"Politycy nie powinni korzystać z Facebooka"
- Ministrowie i parlamentarzyści powinni dać dobry przykład i zrezygnować z Facebooka - napisała w liście skierowanym do polityków niemiecka minister ds. ochrony konsumentów. Ilse Aigner uważa, że pojawiły się "uzasadnione wątpliwości prawne", iż portal zagraża prywatności poufnych danych - donosi "Der Spiegel".
18.09.2011 | aktual.: 18.09.2011 02:33
Minister zażądała, by ze stron rządowych zniknął przycisk "Lubię to". - Resorty rządowe powinny unikać wszelkich portali społecznościowych i stron typu "fan pages". Strony te posiadają narzędzia, które umożliwiają użytkownikom dostęp do informacji na temat danej organizacji.

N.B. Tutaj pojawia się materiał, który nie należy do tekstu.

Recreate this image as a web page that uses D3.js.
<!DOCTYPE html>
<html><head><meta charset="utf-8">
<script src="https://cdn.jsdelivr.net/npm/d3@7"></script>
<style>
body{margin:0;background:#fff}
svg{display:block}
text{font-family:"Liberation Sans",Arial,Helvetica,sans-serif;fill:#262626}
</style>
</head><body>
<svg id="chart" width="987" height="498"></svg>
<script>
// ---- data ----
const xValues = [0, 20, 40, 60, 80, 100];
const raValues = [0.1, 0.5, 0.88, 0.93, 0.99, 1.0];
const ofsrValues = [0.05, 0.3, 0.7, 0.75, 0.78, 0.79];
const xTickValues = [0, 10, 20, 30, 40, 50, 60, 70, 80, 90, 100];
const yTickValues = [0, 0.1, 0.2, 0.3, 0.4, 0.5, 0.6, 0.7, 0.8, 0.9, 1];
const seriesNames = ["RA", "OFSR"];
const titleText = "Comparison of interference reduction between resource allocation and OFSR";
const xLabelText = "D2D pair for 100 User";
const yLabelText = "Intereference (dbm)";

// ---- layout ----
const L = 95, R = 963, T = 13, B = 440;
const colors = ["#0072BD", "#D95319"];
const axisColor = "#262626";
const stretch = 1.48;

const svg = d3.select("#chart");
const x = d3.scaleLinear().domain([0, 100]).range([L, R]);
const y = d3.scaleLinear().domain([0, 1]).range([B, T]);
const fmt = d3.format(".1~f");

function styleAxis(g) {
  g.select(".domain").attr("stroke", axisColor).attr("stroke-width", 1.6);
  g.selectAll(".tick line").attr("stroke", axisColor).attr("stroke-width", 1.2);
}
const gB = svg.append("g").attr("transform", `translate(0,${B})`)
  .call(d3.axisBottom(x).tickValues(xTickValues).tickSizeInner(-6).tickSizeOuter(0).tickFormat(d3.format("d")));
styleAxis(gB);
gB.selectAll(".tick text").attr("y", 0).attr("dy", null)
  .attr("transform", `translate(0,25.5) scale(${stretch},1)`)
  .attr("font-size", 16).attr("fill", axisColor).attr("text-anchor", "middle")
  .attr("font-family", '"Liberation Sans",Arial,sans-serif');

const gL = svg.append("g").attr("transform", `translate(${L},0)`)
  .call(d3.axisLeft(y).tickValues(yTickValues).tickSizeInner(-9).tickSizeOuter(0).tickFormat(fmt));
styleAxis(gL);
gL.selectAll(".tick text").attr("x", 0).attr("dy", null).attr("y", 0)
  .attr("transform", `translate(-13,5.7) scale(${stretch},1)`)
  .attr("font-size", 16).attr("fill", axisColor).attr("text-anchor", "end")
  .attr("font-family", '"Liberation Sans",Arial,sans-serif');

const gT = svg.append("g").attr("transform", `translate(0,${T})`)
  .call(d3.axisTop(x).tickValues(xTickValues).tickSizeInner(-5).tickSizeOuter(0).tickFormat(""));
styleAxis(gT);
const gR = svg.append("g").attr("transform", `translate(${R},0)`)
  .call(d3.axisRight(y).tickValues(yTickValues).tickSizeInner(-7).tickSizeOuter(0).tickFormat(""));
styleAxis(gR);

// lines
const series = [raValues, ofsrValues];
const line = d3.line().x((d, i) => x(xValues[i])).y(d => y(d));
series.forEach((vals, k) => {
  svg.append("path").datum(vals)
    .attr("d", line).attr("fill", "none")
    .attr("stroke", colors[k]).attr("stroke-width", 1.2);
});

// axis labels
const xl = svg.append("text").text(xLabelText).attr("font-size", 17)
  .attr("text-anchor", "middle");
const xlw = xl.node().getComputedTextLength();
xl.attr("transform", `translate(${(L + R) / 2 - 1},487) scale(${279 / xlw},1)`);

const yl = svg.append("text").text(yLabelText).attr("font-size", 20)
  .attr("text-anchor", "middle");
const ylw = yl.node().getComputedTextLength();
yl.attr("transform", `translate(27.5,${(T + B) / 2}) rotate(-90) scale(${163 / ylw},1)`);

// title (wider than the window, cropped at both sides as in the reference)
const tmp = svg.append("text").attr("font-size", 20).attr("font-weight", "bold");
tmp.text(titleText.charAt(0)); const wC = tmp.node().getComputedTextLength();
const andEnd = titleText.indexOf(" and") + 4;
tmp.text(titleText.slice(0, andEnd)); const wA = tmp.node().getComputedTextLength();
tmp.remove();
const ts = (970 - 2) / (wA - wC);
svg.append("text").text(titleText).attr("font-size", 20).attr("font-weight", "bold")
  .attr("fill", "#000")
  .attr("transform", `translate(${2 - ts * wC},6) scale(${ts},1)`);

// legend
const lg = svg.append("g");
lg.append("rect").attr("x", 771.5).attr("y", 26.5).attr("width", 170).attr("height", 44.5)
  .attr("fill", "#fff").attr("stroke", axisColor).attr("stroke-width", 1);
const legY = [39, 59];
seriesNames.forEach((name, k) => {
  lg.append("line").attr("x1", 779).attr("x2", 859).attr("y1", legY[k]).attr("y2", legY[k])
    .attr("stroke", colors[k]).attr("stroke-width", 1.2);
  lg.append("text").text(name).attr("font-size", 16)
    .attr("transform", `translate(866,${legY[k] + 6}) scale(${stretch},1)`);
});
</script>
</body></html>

W przypadku Facebooka chodzi głównie o przycisk "Lubię to".
Krytycy twierdzą, że przycisk "Like" umożliwia reklamodawcom śledzenie upodobań użytkowników i odnotowuje najczęściej wybierane przez nich produkty. - Rząd oraz parlamentarzyści powinni pokazać, że ochrona danych osobowych jest dla nich ważną sprawą - napisała niemiecka minister.
Niemcy przywiązują dużą wagę do zagrożeń związanych z łamaniem danych osobowych i zagrożeń dla prywatności w internecie. To nie pierwszy przypadek walki z internetowym gigantem. Poprzednio w niemieckim landzie Schleswig-Holstein zabroniono firmie Google realizacji projektu Google Street View i nie zezwolono na filmowanie ulic.